人気漫画をテレビアニメ化した『波よ聞いてくれ』の第1話が先日放送された。本作は『無限の住人』の沙村広明先生が2014年より『月刊アフタヌーン』で連載を開始した作品。人によっては「このセリフ回し、イカしてるでしょ?」みたいなノリが鼻につくと感じる人もいるようだが、個人的には「セリフ回しは面白いし、酔える漫画だな」と感じていて結構好きな漫画だ。
原作漫画では開幕早々、男に振られたばかりの主人公・鼓田ミナレ(25)が出会って40分しか経っていない男に愚痴を言っているシーンから始まる。ただその愚痴を本領を発揮するかと思わせといて、次のページでは自室のベッドで横たわっているミナレのシーンに切り替わる。どうやら、酔い潰れて記憶を失ってしまったらしい。失恋で消沈している彼女は友人から「泣かなきゃ人間じゃない」と薦められたデミ・ムーア主演の純愛映画『ゴースト』を観て泣いて忘れようとする。ただ彼女が借りた映画は同名タイトルのホラー映画『ゴースト』だった。ただ彼女はその映画が違う映画だとは気付かず、最後まで鑑賞して涙を流し、失恋の傷を癒してしまう。このエピソードが「面白い」と感じた人にはオススメだが、「狙いすぎ」と感じた人にはオススメできない作品だ。
本作はそんな彼女がひょんなことからラジオパーソナリティとしてデビューして、奮闘する姿を描く物語。実は物語冒頭で男に振られたエピソードを愚痴ってた「出会って40分しか経ってない男」は、ラジオ局のディレクターだった。そしてそのディレクターは彼女の愚痴を録音しており、勝手にラジオ放送で流してしまったのだ。その放送を止めるためにラジオ局に向かったミナレだったが、逆にディレクターに言いくるめられて、その場でアドリブトークを披露しなくてはいけない展開になる。彼女が全力で叩きつけた言葉は、世間から高評価を得て冠番組を持つというストーリーだ。ミナレのサバサバした性格から放たれる切れ味の強いセリフの数々は刺さる人には刺さるし、アレだけボロクソに言った元カレに言い寄られれば再びコロッとおちそうになるあ「ダメ人間」な部分も魅力的なキャラクターだ。
ちなみに先日放送されたばかりのテレビアニメ版第1話は4巻に掲載されている「熊と格闘しながら生放送している設定で放送する」というエピソードを序盤に持ってきて、原作未読者に「えっ!?これどういうこと!?」と興味を持たせる展開にしたのは正解だったと感じる。
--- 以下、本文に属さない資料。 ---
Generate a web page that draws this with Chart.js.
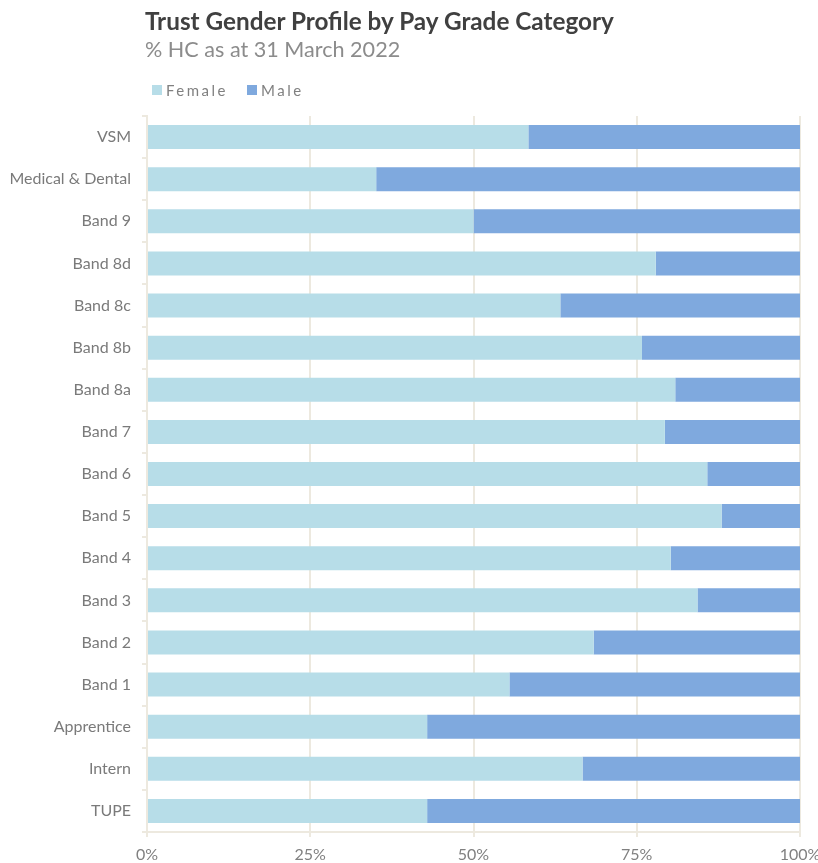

また原作は文字数が多くて1巻分読み終わった後の「疲れ」が凄いが、アニメだとセリフが妥当な勢いで流れていて観ていて気持ちいい。放送前は「ラジオを題材にした漫画だから、声やノリ、テンポがイメージと違ったら嫌だな」と思っていたが、どれもイメージ通りでとても面白かった。